In theory it should work and I can’t think of any negatives unless I’ve missed something.

etorix · February 23, 2025, 6:20pm

You’re adding a layer of abstraction and overhead to something that is supposed to have the lowest possible latency… So, with respect to performance it’s a guaranteed loss over a physical SLOG, and with respect to data safety you’re in unchartered territory.
Your data, your choice.

NugentS · February 23, 2025, 6:57pm

Either way you look at it - its a virtual disk. And we warn about virtual disks being a recipe for disaster when paired with ZFS

koifish59 · February 23, 2025, 7:17pm

I agree with the extra layer of abstraction.

But for latency and performance, I would think SSD vSAN storage backed by 40gbe fiber network will still be faster and lower latency than ZIL on spin disks?

etorix · February 23, 2025, 7:51pm

You test and report… It’s not obvious to me that virtual remote storage beind an agglomerated QSFP+ link (so potentially just a single SFP+ link in use) will beat local storage on latency.

Oh, and my implicit comparison was with a P5880X, or even a P4510, as local SLOG. Your above post is the first mention of ZIL.

koifish59 · February 24, 2025, 4:51am

Oh I forgot to add that there are no more available PCI-E or M.2 slots left. Otherwise this wouldn’t be a problem.

Hence the only option for synchronous writes is either to the same spin disks on the pool, or a remote virtual disk from vSAN.

volts · February 24, 2025, 5:07am

Cool, just turn off sync.

etorix · February 24, 2025, 10:56am

Any free SAS/SATA ports for data centre SSDs with PLP? Anything going through the network stack suffers milisecond delays.

NugentS · February 24, 2025, 12:29pm

This is the way - much better than messing around with a virtual SLOG

richardm · February 26, 2025, 1:18pm

It’s not that bad. I can push about 17k Q1T1 IOPs through an iSCSI connection. 1ms round trip would put this somewhere under 1k.

HoneyBadger · February 26, 2025, 2:41pm

100% in uncharted waters, here be dragons.

@koifish59 the key challenge you’re going to have here would be getting said virtual disk to be mapped to the physical TrueNAS machine. You’d have to set up some manner of method (hardware iSCSI initiator?) that would let the virtual-SLOG device be present early enough in the boot process to allow it to be there for importing the pool.

In addition you’re also paying a latency penalty of traversing the local (TrueNAS server) iSCSI stack, the network, and the vSAN storage layers for every single write to TrueNAS. While it’s likely to be faster than SLOG on spinning disks, that’s not exactly a high bar to set.

Given the context of them being “non-important or testing VMs” - is this a plausible option?
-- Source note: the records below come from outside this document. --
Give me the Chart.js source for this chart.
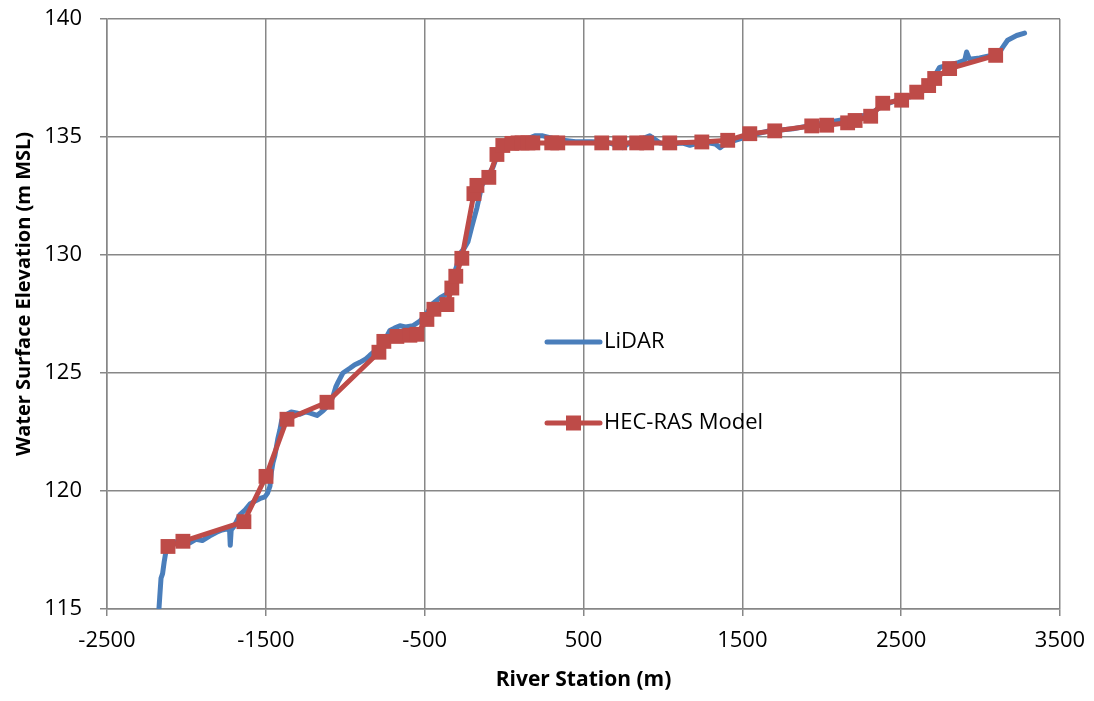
<!DOCTYPE html>
<html>
<head>
<meta charset="utf-8">
<script src="https://cdn.jsdelivr.net/npm/chart.js@4.4.1/dist/chart.umd.min.js"></script>
<style>
  html, body { margin: 0; padding: 0; background: #fff; }
  #wrap { width: 1094px; height: 701px; }
</style>
</head>
<body>
<div id="wrap"><canvas id="wsChart"></canvas></div>
<script>
// LiDAR profile (river station m, elevation m MSL)
const lidar_x = [-2173, -2168, -2160, -2150, -2140, -2130, -2120, -2100, -2060, -2020, -1978, -1940, -1900, -1852, -1810, -1776, -1740, -1728, -1724, -1718, -1700, -1663, -1630, -1600, -1560, -1530, -1506, -1490, -1474, -1465, -1455, -1443, -1425, -1411, -1400, -1380, -1340, -1300, -1285, -1250, -1220, -1178, -1140, -1110, -1097, -1078, -1060, -1046, -1015, -971, -940, -908, -870, -845, -782, -750, -719, -690, -656, -620, -574, -530, -490, -448, -400, -360, -340, -322, -300, -278, -250, -228, -203, -171, -140, -108, -71, -39, 17, 55, 120, 194, 244, 332, 450, 550, 650, 747, 800, 860, 917, 980, 1050, 1120, 1170, 1250, 1330, 1360, 1400, 1450, 1520, 1600, 1660, 1740, 1820, 1900, 1980, 2060, 2150, 2230, 2310, 2390, 2470, 2530, 2600, 2650, 2680, 2720, 2742, 2800, 2860, 2900, 2912, 2930, 2994, 3060, 3120, 3139, 3170, 3227, 3277];
const lidar_y = [115.0, 115.5, 116.3, 116.5, 117.0, 117.4, 117.6, 117.8, 117.85, 117.8, 117.8, 117.95, 117.9, 118.1, 118.25, 118.35, 118.4, 118.3, 117.7, 118.35, 118.5, 119.0, 119.2, 119.45, 119.6, 119.7, 119.75, 119.9, 120.2, 120.8, 121.2, 121.5, 122.2, 122.6, 123.0, 123.2, 123.35, 123.3, 123.25, 123.35, 123.3, 123.2, 123.4, 123.6, 123.7, 124.0, 124.4, 124.6, 125.0, 125.2, 125.35, 125.45, 125.6, 125.75, 126.1, 126.4, 126.8, 126.9, 127.0, 126.95, 127.0, 127.2, 127.5, 127.95, 128.2, 128.35, 128.7, 129.05, 129.5, 130.05, 130.3, 130.55, 131.2, 132.0, 132.95, 133.3, 133.7, 134.3, 134.65, 134.8, 134.85, 135.05, 135.05, 134.9, 134.8, 134.8, 134.78, 134.55, 134.8, 134.9, 135.05, 134.75, 134.7, 134.75, 134.65, 134.8, 134.7, 134.55, 134.75, 134.85, 135.0, 135.15, 135.25, 135.3, 135.35, 135.45, 135.55, 135.65, 135.75, 135.85, 136.0, 136.35, 136.55, 136.65, 136.8, 137.0, 137.3, 137.7, 137.95, 138.05, 138.15, 138.25, 138.6, 138.3, 138.35, 138.45, 138.6, 138.8, 139.1, 139.3, 139.4];

// HEC-RAS model cross sections
const hec_x = [-2116, -2022, -1638, -1499, -1367, -1115, -788, -757, -675, -593, -549, -486, -442, -360, -329, -304, -266, -190, -171, -96, -45, -8, 49, 88, 113, 150, 181, 300, 338, 615, 728, 835, 898, 1043, 1245, 1408, 1547, 1704, 1937, 2031, 2163, 2210, 2308, 2384, 2503, 2598, 2673, 2711, 2805, 3095];
const hec_y = [117.65, 117.87, 118.7, 120.62, 123.04, 123.76, 125.88, 126.34, 126.55, 126.6, 126.64, 127.27, 127.7, 127.9, 128.6, 129.1, 129.86, 132.6, 132.95, 133.29, 134.26, 134.64, 134.73, 134.75, 134.75, 134.75, 134.75, 134.75, 134.75, 134.75, 134.75, 134.75, 134.75, 134.75, 134.79, 134.86, 135.14, 135.26, 135.47, 135.5, 135.6, 135.7, 135.88, 136.43, 136.56, 136.9, 137.18, 137.48, 137.9, 138.46];

const x_ticks = [-2500, -1500, -500, 500, 1500, 2500, 3500];

const blue = '#4A7EBB';
const red = '#BE4B48';
const gridColor = '#878787';
const fontFamily = "'Open Sans', 'Liberation Sans', sans-serif";

function toPoints(xs, ys) {
  return xs.map((x, i) => ({ x: x, y: ys[i] }));
}

// legend inside the plot area + y title placed like the original
const insideLegend = {
  id: 'insideLegend',
  afterDraw(chart) {
    const ctx = chart.ctx;
    const x0 = chart.scales.x.getPixelForValue(-2500) + 438;
    const rows = [
      { label: 'LiDAR', color: blue, marker: false, y: 342 },
      { label: 'HEC-RAS Model', color: red, marker: true, y: 423 }
    ];
    ctx.save();
    rows.forEach(r => {
      ctx.strokeStyle = r.color;
      ctx.lineWidth = 5;
      ctx.lineCap = 'round';
      ctx.beginPath();
      ctx.moveTo(x0 + 2, r.y);
      ctx.lineTo(x0 + 55, r.y);
      ctx.stroke();
      if (r.marker) {
        ctx.fillStyle = r.color;
        ctx.fillRect(x0 + 21, r.y - 7.5, 15, 15);
      }
      ctx.fillStyle = '#000';
      ctx.font = '22px ' + fontFamily;
      ctx.textBaseline = 'middle';
      ctx.textAlign = 'left';
      ctx.fillText(r.label, x0 + 59, r.y);
    });

    // y axis title
    ctx.translate(24, 294);
    ctx.rotate(-Math.PI / 2);
    ctx.font = 'bold 20px ' + fontFamily;
    ctx.textAlign = 'center';
    ctx.textBaseline = 'middle';
    ctx.fillText('Water Surface Elevation (m MSL)', 0, 0);
    ctx.restore();
  }
};

const config = {
  type: 'scatter',
  data: {
    datasets: [{
      label: 'LiDAR',
      data: toPoints(lidar_x, lidar_y),
      showLine: true,
      borderColor: blue,
      backgroundColor: blue,
      borderWidth: 5,
      pointRadius: 0,
      borderCapStyle: 'round',
      borderJoinStyle: 'round',
      order: 2
    }, {
      label: 'HEC-RAS Model',
      data: toPoints(hec_x, hec_y),
      showLine: true,
      borderColor: red,
      backgroundColor: red,
      borderWidth: 5,
      pointStyle: 'rect',
      pointRadius: 10.5,
      pointBorderWidth: 0,
      borderJoinStyle: 'round',
      order: 1
    }]
  },
  options: {
    responsive: true,
    maintainAspectRatio: false,
    animation: false,
    layout: { padding: { left: 0, right: 34, top: 19, bottom: 0 } },
    plugins: {
      legend: { display: false },
      tooltip: { enabled: false }
    },
    scales: {
      x: {
        type: 'linear',
        min: -2500,
        max: 3500,
        afterBuildTicks: (scale) => { scale.ticks = x_ticks.map(v => ({ value: v })); },
        afterFit: (scale) => { scale.height = 92; scale.paddingLeft = 0; scale.paddingRight = 0; },
        grid: { color: gridColor, lineWidth: 1.5, drawTicks: true, tickLength: 7 },
        border: { color: gridColor, width: 1.5 },
        ticks: { color: '#000', font: { size: 22, family: fontFamily }, padding: 12, maxRotation: 0, callback: (v) => String(v) },
        title: {
          display: true,
          text: 'River Station (m)',
          color: '#000',
          font: { size: 21, weight: 'bold', family: fontFamily },
          padding: { top: 4, bottom: 8 }
        }
      },
      y: {
        min: 115,
        max: 140,
        afterFit: (scale) => { scale.width = 107; scale.paddingTop = 0; scale.paddingBottom = 0; },
        grid: { color: gridColor, lineWidth: 1.5, drawTicks: true, tickLength: 7 },
        border: { color: gridColor, width: 1.5 },
        ticks: { stepSize: 5, color: '#000', font: { size: 22, family: fontFamily }, padding: 18, callback: (v) => String(v) }
      }
    }
  },
  plugins: [insideLegend]
};

let myChart = new Chart(document.getElementById('wsChart'), config);
</script>
</body>
</html>
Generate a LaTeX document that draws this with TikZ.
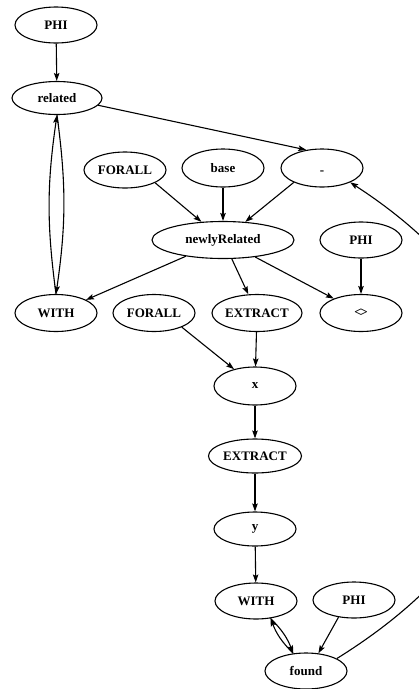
\documentclass[tikz,border=0pt]{standalone}
\usepackage{fontspec}
\setmainfont{Liberation Serif}
\usetikzlibrary{shapes.geometric,arrows.meta}

\tikzset{
  op/.style={ellipse, draw, line width=1.1pt, inner sep=0pt,
    minimum width=82pt, minimum height=36pt,
    font=\fontsize{13}{15}\selectfont\bfseries},
  arr/.style={line width=1.1pt, -{Stealth[length=8pt,width=5.5pt,inset=1.5pt]}},
}

\begin{document}
\begin{tikzpicture}[x=1pt,y=-1pt]
  \useasboundingbox (0,0) rectangle (419,689);
  \clip (0,0) rectangle (419,689);

  % query graph nodes
  \node[op] (phiA)     at (56,25)   {PHI};
  \node[op, minimum width=90pt, minimum height=33pt] (related) at (57,98) {related};
  \node[op] (forallA)  at (125,170) {FORALL};
  \node[op, minimum height=38pt] (base)  at (223,168) {base};
  \node[op, minimum height=38pt, text height=6pt, text depth=0pt] (minus) at (322,168) {\raisebox{-3pt}{-}};
  \node[op, minimum width=142pt, minimum height=37pt] (newly) at (223,240) {newlyRelated};
  \node[op] (phiB)     at (361,240) {PHI};
  \node[op, minimum height=37pt] (withA)    at (56,313)  {WITH};
  \node[op, minimum height=37pt] (forallB)  at (154,313) {FORALL};
  \node[op, minimum width=90pt, minimum height=37pt] (extractA) at (257,313) {EXTRACT};
  \node[op, minimum height=37pt] (neq)      at (361,313) {<\kern-1.4pt>};
  \node[op, minimum height=38pt] (xnode)    at (255,386) {x};
  \node[op, minimum width=93pt, minimum height=34pt] (extractB) at (255,456) {EXTRACT};
  \node[op, minimum height=34pt] (ynode)    at (255,529) {y};
  \node[op] (withB)    at (256,601) {WITH};
  \node[op] (phiC)     at (354,600) {PHI};
  \node[op] (found)    at (306,671) {found};

  % connectors
  \draw[arr] (phiA) -- (related);
  \draw[arr] (related.-10) -- (minus.131);
  \draw[arr] (related.south) to[bend left=8] (withA.north);
  \draw[arr] (withA.north) to[bend left=8] (related.south);
  \draw[arr] (forallA.-23) -- (newly);
  \draw[arr] (base) -- (newly);
  \draw[arr] (minus.207) -- (newly);
  \draw[arr] (newly) -- (withA);
  \draw[arr] (newly) -- (extractA);
  \draw[arr] (newly) -- (neq);
  \draw[arr] (phiB) -- (neq);
  \draw[arr] (forallB.-27) -- (xnode);
  \draw[arr] (extractA) -- (xnode);
  \draw[arr] (xnode) -- (extractB);
  \draw[arr] (extractB) -- (ynode);
  \draw[arr] (ynode) -- (withB);
  \draw[arr] (withB.-50) to[bend left=12] (found.126);
  \draw[arr] (found.126) to[bend left=12] (withB.-50);
  \draw[arr] (phiC.-132) -- (found.55);
  \draw[arr] (found.22) .. controls (560,520) and (570,325) .. (minus.-27);
\end{tikzpicture}
\end{document}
Run periodic (hourly?) snapshots perhaps, with the VMware Integration option to have crash-consistent snaps at the VMware level, and then enjoy the boost in performance this way.

volts · February 26, 2025, 5:32pm

Yeah, my suggestion was based on that context.

To go further … if these are testing VMs, why put that workload on the Very Important San at all? It’s got better things to do, surely.

If these aren’t testing VMs, and they’re actually doing Very Important Work, then why aren’t they getting full service from the SAN in the first place, why are they like this at all?